Shanghai benchmark rebar contracts was down 1.3 percent at 3,604 yuan ($565.65) a tonne, as of 0230 GMT. Earlier in the session, the rebar contracts dropped 1.8 percent to touch their lowest in nearly two weeks.
Prices of spot steel products dropped 0.1 percent to 4309.35 yuan a tonne on Tuesday, slipping for a third consecutive trading session since Thursday, while benchmark Tangshan billet prices slipped 10 yuan to 3,590 yuan, data from Mysteel consultancy showed.
Crude steel production by leading steel companies between April 10 and April 20 rose 1.87 percent compared with a month ago, with daily output reaching 1.91 million tonnes, data from China’s Iron & Steel Association showed, the highest since at least 2009, indicating mills are ramping up output after environmental curbs were eased in March.
Soft steel trade also weighed on the raw materials’ market. The most-traded coke contracts on the Dalian Commodity Exchange tumbled after hitting a two-month peak in the previous session. It dived as much as 2.7 percent to 1,973 yuan a tonne, marking its biggest intraday fall since April 12.
Coke prices lost 1.9 percent to 1,989.5 yuan a tonne.
The most-active iron ore futures for September delivery eked out gains during early trade, but remained under pressure of high inventories at ports.

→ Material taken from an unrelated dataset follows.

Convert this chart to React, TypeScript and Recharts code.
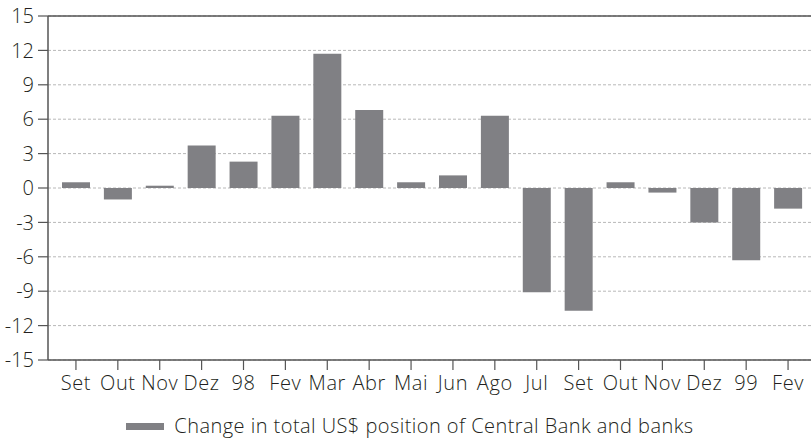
import React from "react";
import {
  BarChart,
  Bar,
  XAxis,
  YAxis,
  CartesianGrid,
  ReferenceLine,
  Legend,
} from "recharts";

const categories = [
  "Set", "Out", "Nov", "Dez", "98", "Fev", "Mar", "Abr", "Mai",
  "Jun", "Ago", "Jul", "Set", "Out", "Nov", "Dez", "99", "Fev",
];
const changeValues = [
  0.5, -1.0, 0.2, 3.7, 2.3, 6.3, 11.7, 6.8, 0.5,
  1.1, 6.3, -9.1, -10.7, 0.5, -0.4, -3.0, -6.3, -1.8,
];
const yTicks = [-15, -12, -9, -6, -3, 0, 3, 6, 9, 12, 15];
const seriesName = "Change in total US$ position of Central Bank and banks";

const data = categories.map((c, i) => ({ month: c, value: changeValues[i] }));

const FONT = "'Open Sans', 'Liberation Sans', sans-serif";
const TEXT = "#231f20";
const AXIS = "#555555";
const BAR = "#808084";

const LegendContent = () => (
  <div
    style={{
      height: 24,
      display: "flex",
      alignItems: "center",
      justifyContent: "center",
      paddingLeft: 9,
      fontFamily: FONT,
      fontSize: 20,
      fontWeight: 300,
      letterSpacing: "0.45px",
      color: TEXT,
    }}
  >
    <span
      style={{ display: "inline-block", width: 38, height: 7, background: BAR, marginRight: 10 }}
    />
    <span style={{ lineHeight: "20px" }}>{seriesName}</span>
  </div>
);

const tickStyle = {
  fontSize: 20,
  fill: TEXT,
  fontFamily: FONT,
  fontWeight: 300,
  letterSpacing: 0.6,
};

export default function App() {
  return (
    <div style={{ position: "absolute", left: 0, top: 0, width: 811, height: 438, fontFamily: FONT }}>
      <BarChart
        width={811}
        height={438}
        data={data}
        margin={{ top: 16, right: 0, left: 0, bottom: 0 }}
      >
        <CartesianGrid vertical={false} stroke="#b8b8b8" strokeDasharray="3 2" />
        <XAxis
          dataKey="month"
          height={54}
          padding={{ left: 7, right: 2 }}
          interval={0}
          tickSize={10}
          tickMargin={6}
          axisLine={{ stroke: AXIS, strokeWidth: 1.5 }}
          tickLine={{ stroke: AXIS, strokeWidth: 1.2 }}
          tick={tickStyle}
        />
        <YAxis
          width={48}
          domain={[-15, 15]}
          ticks={yTicks}
          interval={0}
          tickSize={10}
          tickMargin={4}
          axisLine={{ stroke: AXIS, strokeWidth: 1.5 }}
          tickLine={{ stroke: AXIS, strokeWidth: 1.2 }}
          tick={{ ...tickStyle, letterSpacing: 0 }}
        />
        <ReferenceLine y={15} stroke={AXIS} strokeWidth={1.5} ifOverflow="extendDomain" />
        <Bar dataKey="value" name={seriesName} fill={BAR} barSize={28} isAnimationActive={false} />
        <Legend verticalAlign="bottom" align="center" content={<LegendContent />} />
      </BarChart>
    </div>
  );
}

It edged up 0.5 percent to 475.5 yuan a tonne.
“Traders are very cautious at this moment given the mounting stockpiles and weak prices,” said a Shanghai-based iron ore trader.
China’s customs data showed the country bought 82.92 million tonnes of iron ore in April, nearly flat from a year ago but ebbed 3.3 percent from March, suggesting environmental curbs at steel mills may have weighed on demand for raw materials.
However, supplies would not necessarily be loose even if inventories almost reached a record level, the trader said.
“People are reluctant to sell at this point as they are waiting for a higher bid.”